The influence of different ages and cultures can be seen in all aspects of the subject. This module provides opportunities for students to study these influences and, through examining them to deepen their own understanding within the subject.
Learning outcomes / By the end of the module students should be able to:
1. recognise mathematical activity in possibly unfamiliar contexts;
2. interpret original writings of mathematicians of the past and appreciate their efforts to communicate new ideas;
3. appreciate and understand that mathematics develops in response to a changing social environments;
4. explore links between areas of mathematics.
Content / Some specific topics will be covered such as the development of number systems and views on infinity.
Students will consider the development of mathematical ideas not only across time but also across differing areas of the globe. Students will be encouraged to compare educational texts from different countries of the world.

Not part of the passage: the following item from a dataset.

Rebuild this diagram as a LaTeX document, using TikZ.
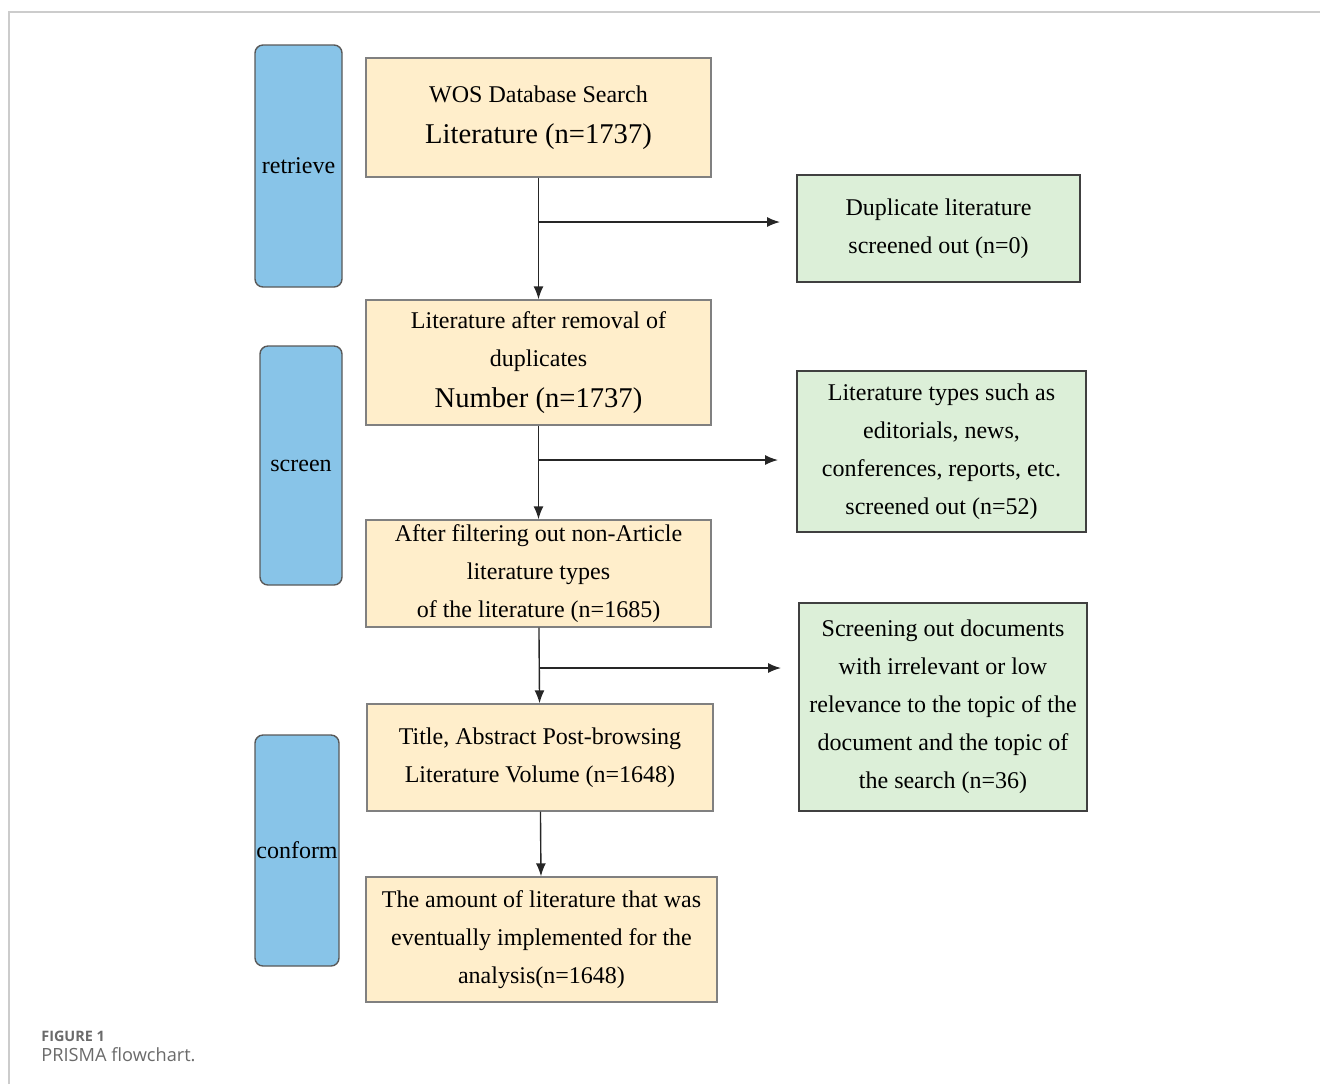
\documentclass[tikz,border=0pt]{standalone}
\usepackage{fontspec}
\setmainfont{Liberation Serif}
\newfontfamily\capfont{Open Sans}
\usetikzlibrary{arrows.meta}
\definecolor{stagefill}{HTML}{88C4E8}
\definecolor{stepfill}{HTML}{FFEECB}
\definecolor{outfill}{HTML}{DCEFD8}
\definecolor{capgray}{HTML}{6A6A6A}
\begin{document}
\begin{tikzpicture}[x=0.5pt,y=-0.5pt,>={Latex[length=6.5pt,width=5pt]},
    stage/.style={draw=black!65,fill=stagefill,rounded corners=4pt,line width=0.7pt,inner sep=0pt},
    stepbox/.style={draw=black!50,fill=stepfill,line width=0.7pt,align=center,inner sep=0pt},
    outbox/.style={draw=black!75,fill=outfill,line width=0.7pt,align=center,inner sep=0pt},
    every node/.append style={font=\fontsize{12}{19}\selectfont}]
\useasboundingbox (0,0) rectangle (1320,1084);
% frame of the figure
\draw[black!20,line width=0.6pt](9,1084)--(9,12)--(1320,12);
% stages
\node[stage,minimum width=43.5pt,minimum height=121pt](retr) at (298.5,166){retrieve};
\node[stage,minimum width=41pt,minimum height=119.5pt](scr) at (301,465.5){screen};
\node[stage,minimum width=42pt,minimum height=115.5pt](conf) at (297,850.5){conform};
% main steps
\node[stepbox,minimum width=172.5pt,minimum height=59.5pt](wos) at (538.5,117.5)
    {WOS Database Search\\[1.5pt]{\fontsize{14.3}{19}\selectfont Literature (n=1737)}};
\node[stepbox,minimum width=172.5pt,minimum height=62.5pt](dedup) at (538.5,362.5)
    {Literature after removal of\\duplicates\\[1.5pt]{\fontsize{14.3}{19}\selectfont Number (n=1737)}};
\node[stepbox,minimum width=172.5pt,minimum height=53.5pt](filt) at (538.5,573.5)
    {After filtering out non-Article\\literature types\\of the literature (n=1685)};
\node[stepbox,minimum width=173pt,minimum height=53.5pt](browse) at (540,757.5)
    {Title, Abstract Post-browsing\\Literature Volume (n=1648)};
\node[stepbox,minimum width=175.5pt,minimum height=62.5pt](final) at (541.5,939.5)
    {The amount of literature that was\\eventually implemented for the\\analysis(n=1648)};
% excluded
\node[outbox,minimum width=141.5pt,minimum height=53.5pt](dup) at (938.5,228.5)
    {Duplicate literature\\screened out (n=0)};
\node[outbox,minimum width=144.5pt,minimum height=80.5pt](types) at (941.5,451.5)
    {Literature types such as\\editorials, news,\\conferences, reports, etc.\\screened out (n=52)};
\node[outbox,minimum width=144pt,minimum height=104pt](irrel) at (943,707)
    {Screening out documents\\with irrelevant or low\\relevance to the topic of the\\document and the topic of\\the search (n=36)};
% branch points
\coordinate (b1) at (539,222);\coordinate (t1) at (780,222);
\coordinate (b2) at (539,460);\coordinate (t2) at (778,460);
\coordinate (b3) at (540,668);\coordinate (t3) at (781,668);
\begin{scope}[line width=0.7pt,black!85]
\draw[->](wos)--(dedup);
\draw[->](dedup)--(filt);
\draw[->](filt)--(browse);
\draw[->](browse)--(final);
\draw[->](b1)--(t1);
\draw[->](b2)--(t2);
\draw[->](b3)--(t3);
\end{scope}
% caption
\node[anchor=base west,inner sep=0pt,text=capgray,font=\capfont\bfseries\fontsize{7.2}{9}\selectfont] (fig) at (41,1041){FIGURE 1};
\node[anchor=base west,inner sep=0pt,text=capgray,font=\capfont\fontsize{9.1}{11}\selectfont] (cap) at (41,1061){PRISMA flowchart.};
\end{tikzpicture}
\end{document}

Learning and teaching strategies / Contact Time:
Each session will include a mixture of lecture and mathematical activity undertaken by students through small group work and discussion and reflection on the processes involved in mathematics. Reflection on the nature of the activities whilst working at them will be a key aspect of the course.
Non-contact Time:
Students will be expected to read extracts from original writings, to work on mathematical problems and techniques from other cultures and to bring their ideas to sessions.
Learning support / Books:
Ascher, M. Mathematics Elsewhere: an exploration of ideas across cultures; (2002) Princeton NJ: Princeton University Press
Berggren, J. L. (2003) Episodes in the mathematics of medieval Islam; New York: Springer
Davis P.J. & Hersh, R. (1981) The Mathematical Experience Boston MA: Birkhauser
Dunham, W. (1990) Journey Through Genius New York: Wiley
Dunham, W. (1997) The mathematical universe: an alphabetical journey through the great proofs, problems, and personalities New York: Wiley
Eves, H. (1981) Great Moments in Mathematics before 1650 New York: MAA
Eves H. (1981) Great Moments in Mathematics after 1650 New York: MAA
Fauvel, J. & Gray J. (1987) The History of Mathematics London: Macmillan
Hersh R. (1997) What is Mathematics, Really? London: Penguin
Hofstadter, D. (1984) Godel, Escher & Bach London: Penguin
Joseph, G.G. (2010) The Crest Of The Peacock: non-European roots of mathematics Princeton NJ: Princeton University Press
Kline, M. (1972) Mathematical Thought From Ancient to Modern Times London: OUP
Kline, M. (1953) Mathematics in Western Culture London: OUP
Selin, H. & D’Ambrosio, U. (2001) Mathematics across cultures: the history of non-western mathematics New York: Springer
Stewart, I. (1987) The Problems of Mathematics Oxford: OUP
Smith D.E. (1959) A Source Book in Mathematics Vols 1 & 2 New York: Dover
Struik, D.J. (1969) A Source Book in Mathematics 1200 – 1800 (1969) Harvard: Harvard University Press; London: Oxford University Press
Journals:
Mathematics in Schools; a Journal of the Mathematical Association.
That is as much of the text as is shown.